Обувь – это сверхдетерминированный объект, носитель множества значений. В центре внимания этой книги – воплощенный опыт ношения и результаты износа: то, как в процессе использования меняются вещи, которые мы носим, и мы сами. Хотя в целом в книге используется психоаналитический и феноменологический подход к материальности одежды и воплощенному опыту ношения, эту главу я начинаю с попытки поместить дискуссию в контекст различных способов интерпретации обуви. Ни один артефакт не бывает полностью свободен от напластований символических значений. Иными словами, мы не можем взаимодействовать с продуктами материальной культуры вне контекста значений, которые мы и другие им приписываем. Процессы создания смысла и символизации непрерывно развиваются: наше понимание самих себя и мира постоянно меняется. Мы, одновременно интерпретаторы смысла и его создатели, постоянно переключаемся между субъектом и объектом. В случае такого сверхдетерминированного артефакта, как обувь, символические значения настолько заметны, что они доминируют в интерпретации обуви. Символические интерпретации одновременно вездесущи и притягательны.

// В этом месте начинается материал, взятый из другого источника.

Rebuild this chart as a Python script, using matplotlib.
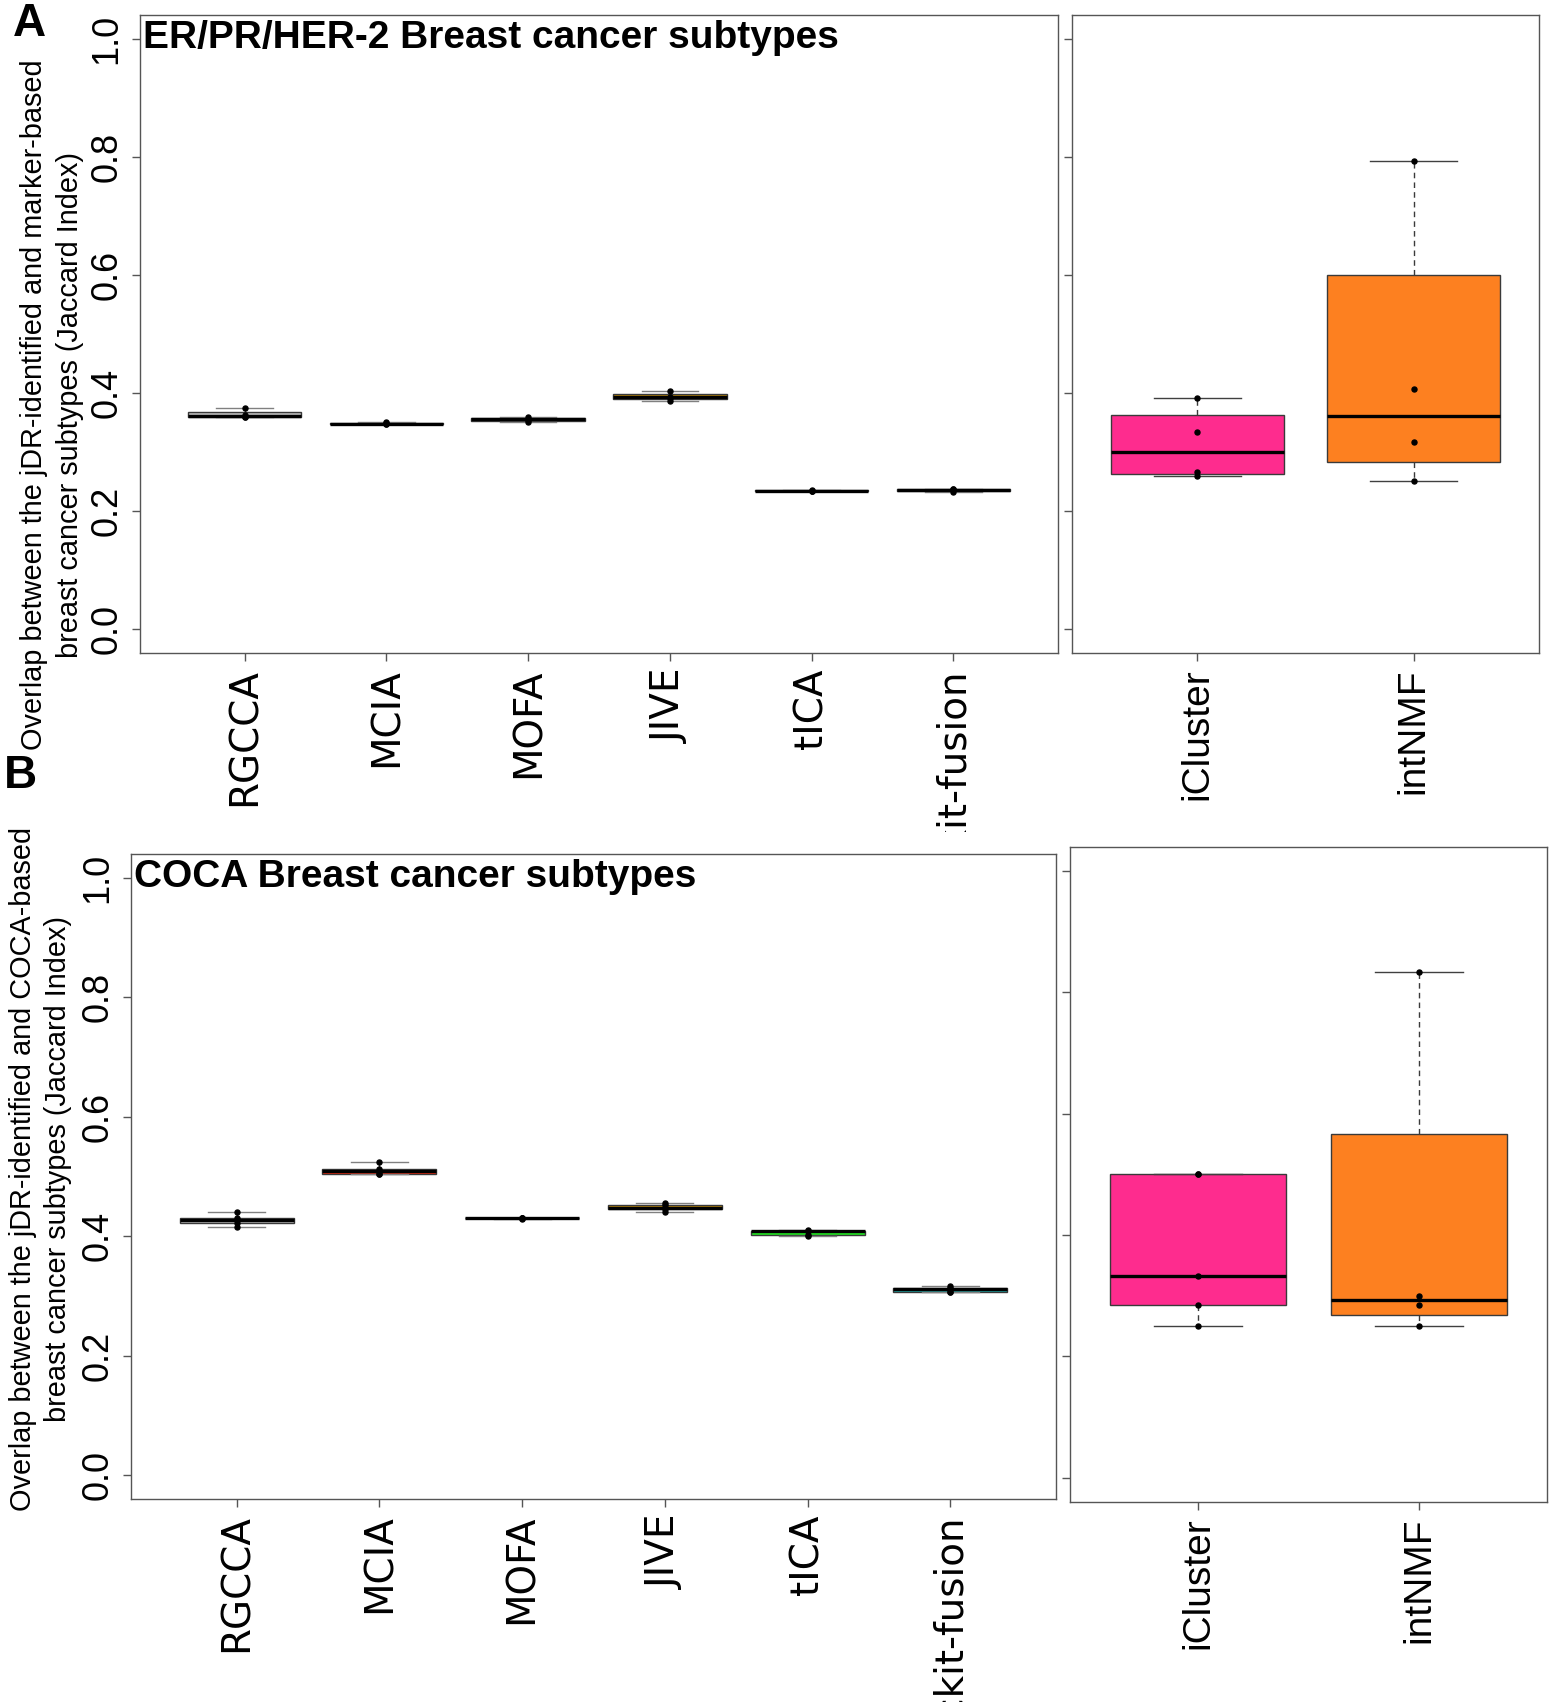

Обувь часто интерпретируется как символ или метонимия: либо как обозначение чего-то другого, либо как часть, представляющая целое. В рамках семиотического и структуралистского подходов к анализу моды (ср. Барт 2003; Bourdieu 1977) обувь понимается как референт, вещь, которая обозначает границы другого, будь то часть тела, поведение или социальное положение. Как и в случае с любыми другими предметами гардероба, обувь функционирует одновременно как форма культурного капитала, признак вкуса и выражение идентичности; она является частью «габитуса» (Bourdieu 1977). Семиотическое прочтение моды предполагает, что можно буквально прочитать чью-то обувь, от «туфель для лимузина» жены футболиста до резиновых сапог фермера, то есть определенные типы обуви разграничивают определенные типы людей: их вкус, социальный класс, поведение, род деятельности и образование. Обувь, так часто предназначенная для конкретной задачи (рабочие ботинки со стальным носком, резиновые сабо шеф-повара, туфли на высокой платформе из плексигласа для стрип-дэнса), предоставляет отличную возможность для такого типа классификации. Хотя уровни значения и сигнификации, возможно, усложнились (например, рабочие ботинки на манекенщице, множественные значения, придаваемые спортивной обуви, сложные переосмысления и искажения означающего с течением времени), чисто семиотические интерпретации по-прежнему остаются основным способом изучения обуви в популярной культуре, художественной литературе и кино. Процессы означивания, понимание моды как языка, который может быть «прочитан», часто заслоняют собой материальную агентность артефакта: одежда понимается скорее как знак, чем как материальный агент сам по себе. Можно предположить, что озабоченность тем, что обувь репрезентирует, мешает изучению ее материальной агентности.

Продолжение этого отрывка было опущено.